Few of us are experts on the Vietnam War, but most of us have heard that perhaps the greatest flaw in the way the United States conducted it was that military higher-ups in Saigon collected, believed and passed to Washington information that indicated the fight was going better than it was.
As a young intelligence officer on the ground at the time, Moss Blachman had an intimate knowledge of that process on the front end. At noon on Friday, Feb. 14, he will share what he knows in a free lecture at the Richland Library main location on Assembly Street in Columbia. His program, “Air Force Intelligence in Vietnam,” will be presented in the library’s Theater.
The former Air Force intelligence lieutenant has been processing what he learned ever since he came home in 1966. In 1969, he wrote an article for Washington Monthly, which began:
When all the intelligence information from Vietnam was fed into a computer, the machine calculated that the United States had destroyed all of Vietnam and had won the war two years earlier. The story is apocryphal, but it might well have happened. Certainly, the computer could have reached that reached that conclusion on the basis of the claims made by the military about the effects of its bombing of North Vietnam.
The article was headlined, “The Stupidity of Intelligence.” But that’s not because Moss, or the people who worked with him, were stupid or in any way neglected their duty as aerial photograph analysts. He is proud of his service to his country and has every reason to be, as anyone can tell by the Bronze Star lapel pin that he regularly wears on his civilian jackets. As for his comrades, “No one, at least no one around me, was systematically lying about the bombing.” They did their jobs, and they got it right.

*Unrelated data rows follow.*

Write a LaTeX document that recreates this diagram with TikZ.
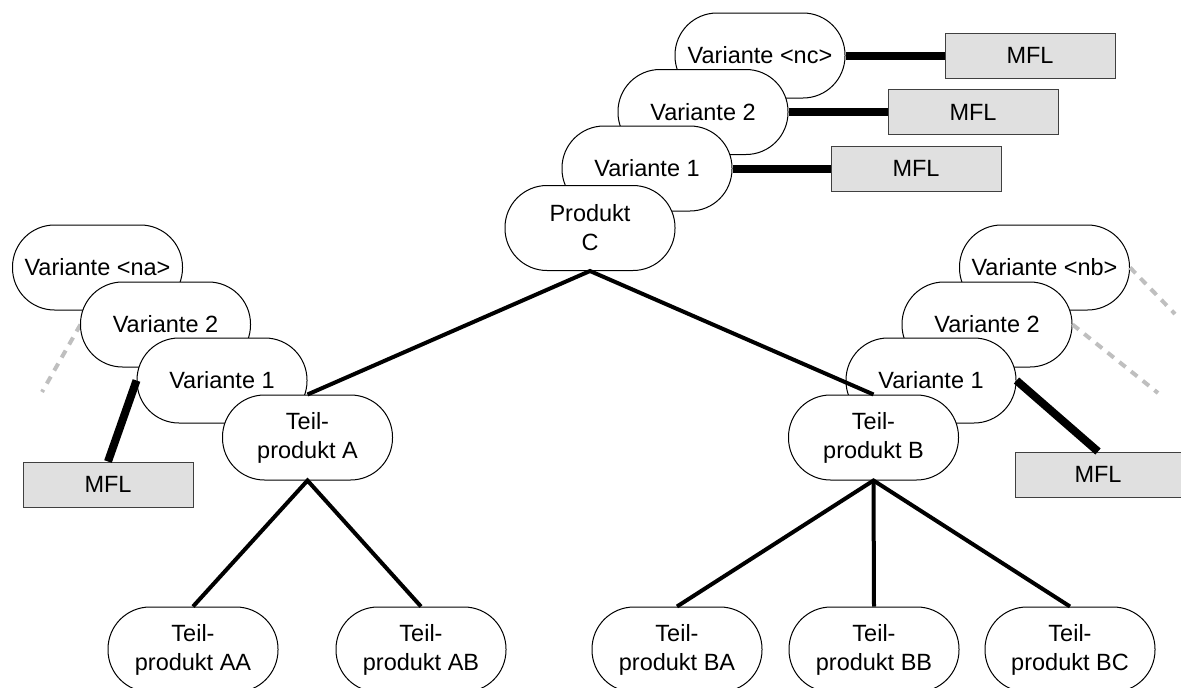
\documentclass[tikz,border=0pt]{standalone}
\usepackage{fontspec}
\setmainfont{Liberation Sans}
\begin{document}
\begin{tikzpicture}[x=1pt,y=-1pt,
  pill/.style={draw, fill=white, line width=1pt, minimum width=170pt,
    minimum height=85pt, rounded corners=42pt, align=center, inner sep=0pt},
  mflbox/.style={draw=black!75, fill=black!12, line width=1pt,
    minimum width=170pt, minimum height=45pt, inner sep=0pt},
  tree/.style={line width=4pt},
  link/.style={line width=8pt},
  ghost/.style={line width=4pt, draw=black!25, dash pattern=on 8pt off 7pt},
  font=\fontsize{23.5}{29}\selectfont]
\useasboundingbox (0,0) rectangle (1181,688);

% upper product with its variants
\node[pill] (vnc) at (760,55.5) {Variante <nc>};
\node[pill] (vc2) at (703,112) {Variante 2};
\node[pill] (vc1) at (647,168.5) {Variante 1};
\node[pill] (pc)  at (590,228) {Produkt\\C};
\node[mflbox] (mnc) at (1030,55.5) {MFL};
\node[mflbox] (mc2) at (973,112) {MFL};
\node[mflbox] (mc1) at (916,168.5) {MFL};
\draw[link] (vnc.east) -- (mnc.west);
\draw[link] (vc2.east) -- (mc2.west);
\draw[link] (vc1.east) -- (mc1.west);

% left part with its variants
\coordinate (gl) at (42,392);
\draw[ghost] (165.5-85,324.5) -- (gl);
\node[pill] (vna) at (97.5,267.5) {Variante <na>};
\node[pill] (va2) at (165.5,324.5) {Variante 2};
\node[pill] (va1) at (222,380.5) {Variante 1};
\node[pill] (pa)  at (307.5,437.5) {Teil-\\produkt A};
\node[mflbox] (ma) at (108,484.5) {MFL};
\draw[link] (va1.west) -- (ma.north);

% right part with its variants
\coordinate (gr1) at (1175,314);
\coordinate (gr2) at (1158,393);
\node[pill] (vnb) at (1044.5,267.5) {Variante <nb>};
\node[pill] (vb2) at (987,324.5) {Variante 2};
\node[pill] (vb1) at (931,380.5) {Variante 1};
\node[pill] (pb)  at (873.5,437.5) {Teil-\\produkt B};
\node[mflbox, minimum width=166pt] (mb) at (1098,474.5) {MFL};
\draw[ghost] (vnb.east) -- (gr1);
\draw[ghost] (vb2.east) -- (gr2);
\draw[link] (vb1.east) -- (mb.north);

% lowest level
\node[pill] (paa) at (193,649.5) {Teil-\\produkt AA};
\node[pill] (pab) at (421,649.5) {Teil-\\produkt AB};
\node[pill] (pba) at (677,649.5) {Teil-\\produkt BA};
\node[pill] (pbb) at (874,649.5) {Teil-\\produkt BB};
\node[pill] (pbc) at (1070,649.5) {Teil-\\produkt BC};

% structure tree
\draw[tree] (pa.north) -- (pc.south) -- (pb.north);
\draw[tree] (paa.north) -- (pa.south) -- (pab.north);
\draw[tree] (pba.north) -- (pb.south) -- (pbc.north);
\draw[tree] (pb.south) -- (pbb.north);
\end{tikzpicture}
\end{document}
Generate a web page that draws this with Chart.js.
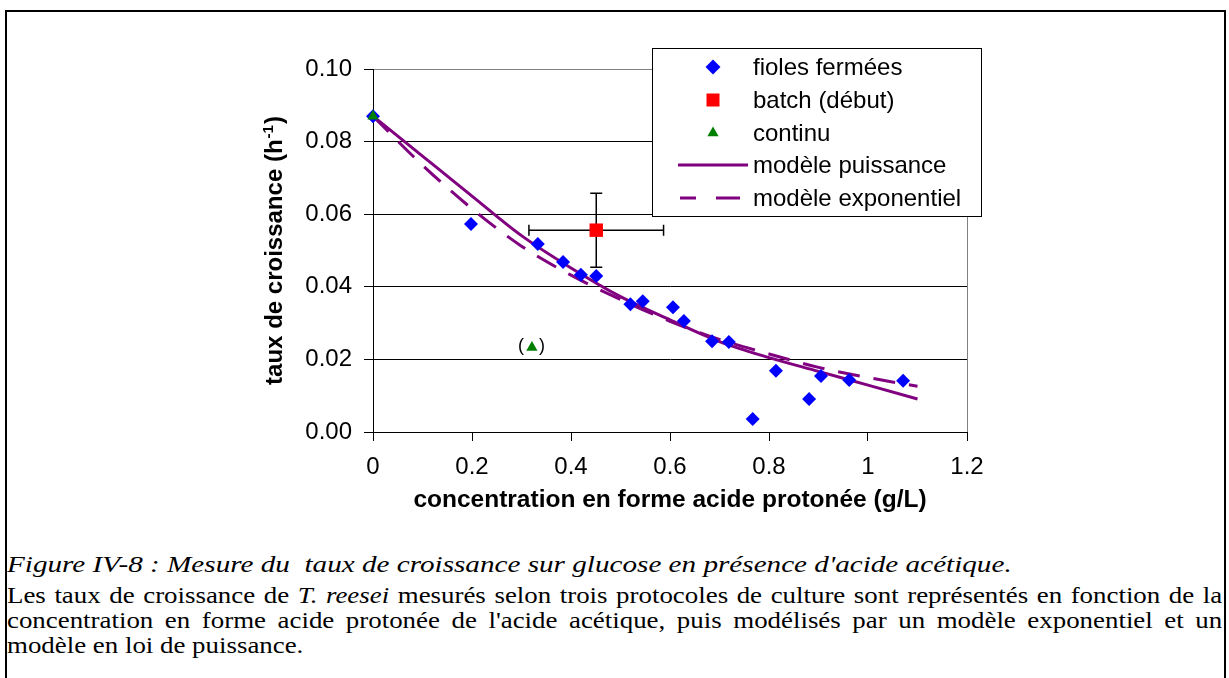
<!DOCTYPE html>
<html><head><meta charset="utf-8">
<script src="https://cdn.jsdelivr.net/npm/chart.js@4.4.1/dist/chart.umd.min.js"></script>
<style>
html,body{margin:0;padding:0;background:#fff;width:1229px;height:678px;overflow:hidden;}
#frame{position:absolute;left:5px;top:10px;width:1217px;height:720px;border:2px solid #000;}
#c{position:absolute;left:0;top:0;}
#cap{position:absolute;left:7px;top:552px;width:1215px;font-family:"Liberation Serif";font-size:24px;line-height:25px;color:#000;}
#cap .p1{white-space:nowrap;transform:scaleX(1.215);transform-origin:0 0;}
#cap .p2{margin-top:6px;width:1085px;transform:scaleX(1.12);transform-origin:0 0;}
#cap .ln{white-space:nowrap;text-align:justify;text-align-last:justify;}
#cap .ln.last{text-align:left;text-align-last:left;}
</style></head>
<body>
<div id="frame"></div>
<canvas id="c" width="1229" height="540"></canvas>
<div id="cap">
<div class="p1"><i>Figure IV-8 : Mesure du&nbsp; taux de croissance sur glucose en présence d'acide acétique.</i></div>
<div class="p2">
<div class="ln">Les taux de croissance de <i>T. reesei</i> mesurés selon trois protocoles de culture sont représentés en fonction de la</div>
<div class="ln">concentration en forme acide protonée de l'acide acétique, puis modélisés par un modèle exponentiel et un</div>
<div class="ln last">modèle en loi de puissance.</div>
</div>
</div>
<script>
// ---- data ----
const fiolesX = [0, 0.198, 0.333, 0.384, 0.420, 0.451, 0.520, 0.545, 0.606, 0.628, 0.685, 0.719, 0.767, 0.814, 0.881, 0.905, 0.962, 1.071];
const fiolesY = [0.087, 0.0573, 0.0518, 0.0468, 0.0433, 0.0430, 0.0352, 0.0360, 0.0344, 0.0306, 0.0250, 0.0248, 0.0036, 0.0169, 0.0091, 0.0154, 0.0143, 0.0141];
const batchX = [0.451];
const batchY = [0.0556];
const batchXErr = [0.136];
const batchYErr = [0.0102];
const continuX = [0, 0.321];
const continuY = [0.087, 0.0233];
const modelX = [0, 0.1, 0.2, 0.3, 0.4, 0.5, 0.6, 0.7, 0.8, 0.9, 1.0, 1.1];
const powerY = [0.087, 0.0760, 0.0650, 0.0541, 0.0452, 0.0373, 0.0309, 0.0249, 0.0205, 0.0167, 0.0129, 0.0091];
const expY   = [0.087, 0.0735, 0.0615, 0.0512, 0.0432, 0.0365, 0.0305, 0.0255, 0.0215, 0.0178, 0.0150, 0.0126];
const xTickLabels = ['0', '0.2', '0.4', '0.6', '0.8', '1', '1.2'];
const yTickLabels = ['0.00', '0.02', '0.04', '0.06', '0.08', '0.10'];
const seriesNames = ['fioles fermées', 'batch (début)', 'continu', 'modèle puissance', 'modèle exponentiel'];
const xTitle = 'concentration en forme acide protonée (g/L)';
const yTitleMain = 'taux de croissance (h';
const yTitleSup = '-1';
const yTitleEnd = ')';

const pts = (xs, ys) => xs.map((x, i) => ({x: x, y: ys[i]}));
const PURPLE = '#800080';
const FONT = '"Liberation Sans", Arial, sans-serif';

const extras = {
  id: 'extras',
  beforeDatasetsDraw(chart) {
    const ctx = chart.ctx, xs = chart.scales.x, ys = chart.scales.y;
    ctx.save();
    ctx.strokeStyle = '#000'; ctx.lineWidth = 1.5;
    batchX.forEach((bx, i) => {
      const cx = xs.getPixelForValue(bx), cy = ys.getPixelForValue(batchY[i]);
      const x1 = xs.getPixelForValue(bx - batchXErr[i]), x2 = xs.getPixelForValue(bx + batchXErr[i]);
      const y1 = ys.getPixelForValue(batchY[i] + batchYErr[i]), y2 = ys.getPixelForValue(batchY[i] - batchYErr[i]);
      ctx.beginPath();
      ctx.moveTo(x1, cy); ctx.lineTo(x2, cy);
      ctx.moveTo(x1, cy - 5.5); ctx.lineTo(x1, cy + 5.5);
      ctx.moveTo(x2, cy - 5.5); ctx.lineTo(x2, cy + 5.5);
      ctx.moveTo(cx, y1); ctx.lineTo(cx, y2);
      ctx.moveTo(cx - 6, y1); ctx.lineTo(cx + 6, y1);
      ctx.moveTo(cx - 6, y2); ctx.lineTo(cx + 6, y2);
      ctx.stroke();
    });
    ctx.restore();
  },
  afterDraw(chart) {
    const ctx = chart.ctx, xs = chart.scales.x, ys = chart.scales.y, a = chart.chartArea;
    ctx.save();
    const px = xs.getPixelForValue(continuX[1]), py = ys.getPixelForValue(continuY[1]);
    ctx.fillStyle = '#000'; ctx.font = '18px ' + FONT;
    ctx.textBaseline = 'middle'; ctx.textAlign = 'center';
    ctx.fillText('(', px - 11, py - 1);
    ctx.fillText(')', px + 10, py - 1);

    ctx.font = 'bold 24.5px ' + FONT;
    ctx.textAlign = 'center'; ctx.textBaseline = 'middle';
    ctx.fillText(xTitle, (a.left + a.right) / 2, 500);

    ctx.save();
    ctx.translate(282, (a.top + a.bottom) / 2);
    ctx.rotate(-Math.PI / 2);
    ctx.textAlign = 'left'; ctx.textBaseline = 'alphabetic';
    const fMain = 'bold 24px ' + FONT, fSup = 'bold 15px ' + FONT;
    ctx.font = fMain; const w1 = ctx.measureText(yTitleMain).width; const w3 = ctx.measureText(yTitleEnd).width;
    ctx.font = fSup; const w2 = ctx.measureText(yTitleSup).width + 2;
    let sx = -(w1 + w2 + w3) / 2;
    ctx.font = fMain; ctx.fillText(yTitleMain, sx, 0);
    ctx.font = fSup; ctx.fillText(yTitleSup, sx + w1 + 1, -9);
    ctx.font = fMain; ctx.fillText(yTitleEnd, sx + w1 + w2, 0);
    ctx.restore();

    const L = 652.5, T = 48.5, W = 329, H = 168;
    ctx.fillStyle = '#fff'; ctx.fillRect(L, T, W, H);
    ctx.strokeStyle = '#000'; ctx.lineWidth = 1; ctx.strokeRect(L, T, W, H);
    const rows = [67, 100, 133, 165, 198];
    const mx = 713, tx = 753;
    ctx.fillStyle = '#0000FF';
    ctx.beginPath(); ctx.moveTo(mx, rows[0] - 7.5); ctx.lineTo(mx + 7.5, rows[0]); ctx.lineTo(mx, rows[0] + 7.5); ctx.lineTo(mx - 7.5, rows[0]); ctx.closePath(); ctx.fill();
    ctx.fillStyle = '#FF0000'; ctx.fillRect(mx - 6.5, rows[1] - 6.5, 13, 13);
    ctx.fillStyle = '#008000';
    ctx.beginPath(); ctx.moveTo(mx, rows[2] - 6.5); ctx.lineTo(mx + 5.6, rows[2] + 3.3); ctx.lineTo(mx - 5.6, rows[2] + 3.3); ctx.closePath(); ctx.fill();
    ctx.strokeStyle = PURPLE; ctx.lineWidth = 3;
    ctx.beginPath(); ctx.moveTo(678, rows[3]); ctx.lineTo(748, rows[3]); ctx.stroke();
    ctx.beginPath(); ctx.moveTo(680, rows[4]); ctx.lineTo(696, rows[4]); ctx.moveTo(716, rows[4]); ctx.lineTo(740, rows[4]); ctx.stroke();
    ctx.fillStyle = '#000'; ctx.font = '24px ' + FONT; ctx.textAlign = 'left'; ctx.textBaseline = 'middle';
    seriesNames.forEach((n, i) => ctx.fillText(n, tx, rows[i] + 1));
    ctx.restore();
  }
};

new Chart(document.getElementById('c'), {
  type: 'scatter',
  data: {
    datasets: [
      {label: seriesNames[2], data: pts(continuX, continuY), pointStyle: 'triangle', pointRadius: 6.5, backgroundColor: '#008000', borderColor: '#008000', pointBorderWidth: 0, borderWidth: 0, order: 0, clip: false},
      {label: seriesNames[1], data: pts(batchX, batchY), pointStyle: 'rect', pointRadius: 9.5, backgroundColor: '#FF0000', borderColor: '#FF0000', pointBorderWidth: 0, borderWidth: 0, order: 1, clip: false},
      {label: seriesNames[0], data: pts(fiolesX, fiolesY), pointStyle: 'rectRot', pointRadius: 7, backgroundColor: '#0000FF', borderColor: '#0000FF', pointBorderWidth: 0, borderWidth: 0, order: 2, clip: false},
      {label: seriesNames[3], data: pts(modelX, powerY), showLine: true, pointRadius: 0, borderColor: PURPLE, borderWidth: 3, cubicInterpolationMode: 'monotone', order: 3},
      {label: seriesNames[4], data: pts(modelX, expY), showLine: true, pointRadius: 0, borderColor: PURPLE, borderWidth: 3, borderDash: [22, 14], cubicInterpolationMode: 'monotone', order: 4}
    ]
  },
  options: {
    responsive: false, animation: false,
    layout: {padding: {left: 253, right: 262, top: 69, bottom: 8}},
    plugins: {legend: {display: false}, tooltip: {enabled: false}},
    scales: {
      x: {
        type: 'linear', min: 0, max: 1.2,
        afterFit: s => { s.height = 100; },
        ticks: {stepSize: 0.2, padding: 12, color: '#000', font: {family: FONT, size: 24}, maxRotation: 0,
                callback: (v, i) => xTickLabels[i]},
        grid: {drawOnChartArea: true, tickLength: 9, tickColor: '#000', tickWidth: 1,
               color: c => (c.tick && Math.abs(c.tick.value - 1.2) < 1e-9) ? '#808080' : 'rgba(0,0,0,0)'},
        border: {color: '#000', width: 1}
      },
      y: {
        type: 'linear', min: 0, max: 0.1,
        afterFit: s => { s.width = 120; },
        ticks: {stepSize: 0.02, padding: 12, color: '#000', font: {family: FONT, size: 24},
                callback: (v, i) => yTickLabels[i]},
        grid: {tickLength: 9, tickColor: '#000', tickWidth: 1,
               color: c => (c.tick && Math.abs(c.tick.value - 0.1) < 1e-9) ? '#808080' : '#000'},
        border: {color: '#000', width: 1}
      }
    }
  },
  plugins: [extras]
});
</script>
</body></html>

The trouble was, their assessments weren’t passed immediately to the top brass in Saigon, or to Washington. The people in charge were too impatient. They based their decisions on the sketchy post-mission debriefs of pilots, who – while hurrying away from the targets as they dodged enemy fire – only got a momentary glimpse, before the smoke had cleared, of the damage they had caused on the ground. That was available well before the careful analyses of aerial photographs. And the war was guided by the overly optimistic information that came in first.
Moss performed his duties in a manner that impressed his superiors, or at least some of them. But when one senior officer urged him to stay in the Air Force and pursue a career after his tour in Southeast Asia, he declined – largely based on his impression of some of the other officers his served under.
There was, for instance, a captain to whom he reported. When a general asked why there were no new targets on the daily bombing list, the captain ordered his people to find some. When told by a sergeant that there were no other suitable targets at that time – just a few villages – the captain took his own look at the images, pointed and said “What about that?”
“That’s a village,” said the sergeant. “You mean, ‘suspect military supply storage area,’” said the captain. While Lt. Blachman was at dinner, the captain ordered the sergeant to put that and several other villages on the next day’s target list.
When Moss came back from eating, he told the NCO, “I am your superior officer, and I am ordering you directly not to do this. I will take full responsibility for that.”
He never heard anything from the captain, but he often thinks of the people in that village who are still alive today, and would not have been if the captain had had his way.
This lecture was presented last year at the South Carolina Confederate Relic Room and Military Museum. This one is also part of the museum’s regular Noon Debrief program. Those lectures are being presented at the library temporarily because the space at the museum is undergoing renovation, and the library has generously offered its excellent offsite venue.